Not to forget the "90% get fired my an egotistical maniac who expressed his distain by quite publicly calling them lazy useless pieces of shit" scenario. That scenario is also seldom considered.
There's also possibility of: "If this person hadn't been fired, they could use some other form of credentials within twitter's internal systems plus a passphrase they have memorized to login to the private-key-repository system where the credentials for the root CA are stored and retrieve them. But as they were fired abruptly they are not inclined to help Musk. And nobody has asked them".
Sure, but you do abrupt firings of whole teams only if you don't need what these teams do.
It is quite reasonable if a company's response plan for scenario "what if we intentionally shoot ourselves in the head" is "don't do that, why would we do that?".

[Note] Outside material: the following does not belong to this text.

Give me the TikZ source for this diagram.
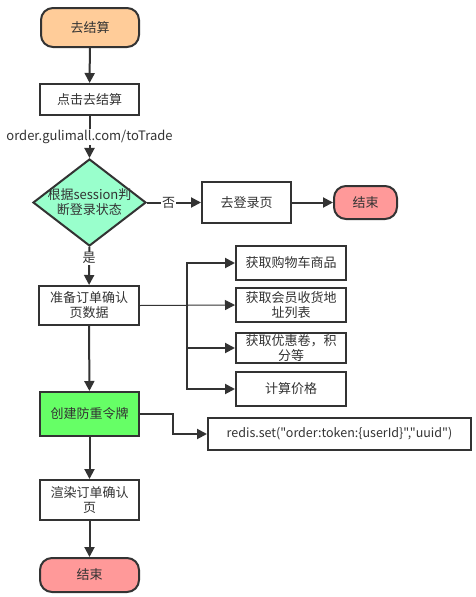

Abrupt firings of everyone with critical access, primaries and backups, is not, because its suicide. (Also why critical access roles are vetted carefully, because you want to make sure there is a lower-than-normal chance you will need to fire any of them, since that’s how you minimize the chance of a situation where you’d want to fire enough of them to cause a critical situation.)
If you do need decide there’s a problem that requires you to fire those people, you find every way possible to delay firing some of them while you expand the set of people with that access (which may be only momentary, by compelling them to hand over credentials as part of the exit process, if you have confidence that you can do that successfully.)